[SUPPLIED DATA]
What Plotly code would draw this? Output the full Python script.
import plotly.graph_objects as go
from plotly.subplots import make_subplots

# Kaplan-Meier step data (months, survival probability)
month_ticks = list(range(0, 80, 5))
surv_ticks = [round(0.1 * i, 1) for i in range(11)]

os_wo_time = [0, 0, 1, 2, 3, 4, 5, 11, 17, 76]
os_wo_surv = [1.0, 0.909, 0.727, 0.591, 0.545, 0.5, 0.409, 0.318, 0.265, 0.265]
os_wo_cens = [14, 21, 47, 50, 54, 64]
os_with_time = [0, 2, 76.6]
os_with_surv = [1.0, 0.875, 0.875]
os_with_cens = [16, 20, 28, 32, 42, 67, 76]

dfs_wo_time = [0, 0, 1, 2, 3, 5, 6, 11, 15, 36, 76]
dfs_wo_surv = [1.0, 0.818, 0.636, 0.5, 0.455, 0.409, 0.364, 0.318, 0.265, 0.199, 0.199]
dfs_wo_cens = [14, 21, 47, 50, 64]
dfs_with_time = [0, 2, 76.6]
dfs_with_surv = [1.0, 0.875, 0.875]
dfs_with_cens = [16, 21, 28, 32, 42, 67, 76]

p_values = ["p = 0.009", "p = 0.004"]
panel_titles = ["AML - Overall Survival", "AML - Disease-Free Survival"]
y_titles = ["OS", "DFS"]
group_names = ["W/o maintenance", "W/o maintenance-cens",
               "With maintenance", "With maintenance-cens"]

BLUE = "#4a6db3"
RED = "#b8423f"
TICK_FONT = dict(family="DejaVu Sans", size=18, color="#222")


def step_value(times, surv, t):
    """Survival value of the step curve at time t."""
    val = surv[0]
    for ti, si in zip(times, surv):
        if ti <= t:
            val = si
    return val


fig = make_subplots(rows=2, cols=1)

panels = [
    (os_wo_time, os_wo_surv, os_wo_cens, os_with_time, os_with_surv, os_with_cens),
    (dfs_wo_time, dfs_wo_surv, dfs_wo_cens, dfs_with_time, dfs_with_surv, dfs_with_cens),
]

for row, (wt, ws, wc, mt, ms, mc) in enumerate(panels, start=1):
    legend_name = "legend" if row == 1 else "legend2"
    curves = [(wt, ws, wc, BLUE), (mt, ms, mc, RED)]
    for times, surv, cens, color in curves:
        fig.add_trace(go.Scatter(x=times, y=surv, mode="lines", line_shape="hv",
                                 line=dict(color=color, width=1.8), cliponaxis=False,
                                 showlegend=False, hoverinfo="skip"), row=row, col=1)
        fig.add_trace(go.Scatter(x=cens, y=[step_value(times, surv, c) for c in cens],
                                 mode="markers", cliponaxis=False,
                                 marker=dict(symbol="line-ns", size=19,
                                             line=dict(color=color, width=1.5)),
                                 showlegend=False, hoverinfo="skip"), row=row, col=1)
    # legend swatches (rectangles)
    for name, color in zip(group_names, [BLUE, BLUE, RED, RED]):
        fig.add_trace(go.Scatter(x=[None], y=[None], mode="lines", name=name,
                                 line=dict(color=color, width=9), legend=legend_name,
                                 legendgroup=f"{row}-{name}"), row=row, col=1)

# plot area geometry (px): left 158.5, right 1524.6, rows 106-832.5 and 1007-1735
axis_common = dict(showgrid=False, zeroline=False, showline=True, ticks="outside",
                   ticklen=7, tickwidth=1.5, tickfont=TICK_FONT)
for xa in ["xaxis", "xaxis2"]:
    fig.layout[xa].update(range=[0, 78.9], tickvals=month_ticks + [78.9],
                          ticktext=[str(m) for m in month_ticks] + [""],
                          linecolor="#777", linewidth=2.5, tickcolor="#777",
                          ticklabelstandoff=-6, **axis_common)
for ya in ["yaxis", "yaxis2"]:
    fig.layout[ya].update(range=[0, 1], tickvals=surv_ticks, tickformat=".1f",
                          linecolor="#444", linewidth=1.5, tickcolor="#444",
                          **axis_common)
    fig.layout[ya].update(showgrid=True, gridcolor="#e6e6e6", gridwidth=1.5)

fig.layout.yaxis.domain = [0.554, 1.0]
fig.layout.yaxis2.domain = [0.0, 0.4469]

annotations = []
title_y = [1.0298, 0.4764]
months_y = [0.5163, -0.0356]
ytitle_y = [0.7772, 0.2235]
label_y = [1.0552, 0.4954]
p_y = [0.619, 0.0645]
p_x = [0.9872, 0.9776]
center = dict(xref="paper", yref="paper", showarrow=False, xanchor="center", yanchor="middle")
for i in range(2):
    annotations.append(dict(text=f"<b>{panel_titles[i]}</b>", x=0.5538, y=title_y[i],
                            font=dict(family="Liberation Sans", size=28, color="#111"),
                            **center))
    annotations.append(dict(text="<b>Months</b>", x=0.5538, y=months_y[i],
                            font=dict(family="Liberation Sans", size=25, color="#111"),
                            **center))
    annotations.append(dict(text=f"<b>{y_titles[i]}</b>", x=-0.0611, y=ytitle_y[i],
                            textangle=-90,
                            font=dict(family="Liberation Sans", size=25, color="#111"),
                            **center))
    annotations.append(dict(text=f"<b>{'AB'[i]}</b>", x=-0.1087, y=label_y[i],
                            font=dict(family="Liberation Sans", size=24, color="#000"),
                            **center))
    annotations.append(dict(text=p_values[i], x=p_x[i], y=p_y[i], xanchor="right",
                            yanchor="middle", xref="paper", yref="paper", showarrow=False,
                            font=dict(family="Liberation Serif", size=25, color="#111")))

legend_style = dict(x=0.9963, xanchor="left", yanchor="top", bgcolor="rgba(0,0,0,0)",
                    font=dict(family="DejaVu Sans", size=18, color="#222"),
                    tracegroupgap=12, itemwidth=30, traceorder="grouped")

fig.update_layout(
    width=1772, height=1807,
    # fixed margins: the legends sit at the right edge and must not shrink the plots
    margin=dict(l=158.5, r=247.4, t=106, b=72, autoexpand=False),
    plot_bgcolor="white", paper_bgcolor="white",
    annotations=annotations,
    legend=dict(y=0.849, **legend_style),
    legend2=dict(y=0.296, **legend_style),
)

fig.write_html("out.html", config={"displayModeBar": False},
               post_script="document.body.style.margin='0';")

[GIVEN PROBLEM] Take the lines above from the first through the one containing "surv_ticks = [round(0.1" and reproduce them exactly; include nothing else.

[SOLUTION]
What Plotly code would draw this? Output the full Python script.
import plotly.graph_objects as go
from plotly.subplots import make_subplots

# Kaplan-Meier step data (months, survival probability)
month_ticks = list(range(0, 80, 5))
surv_ticks = [round(0.1 * i, 1) for i in range(11)]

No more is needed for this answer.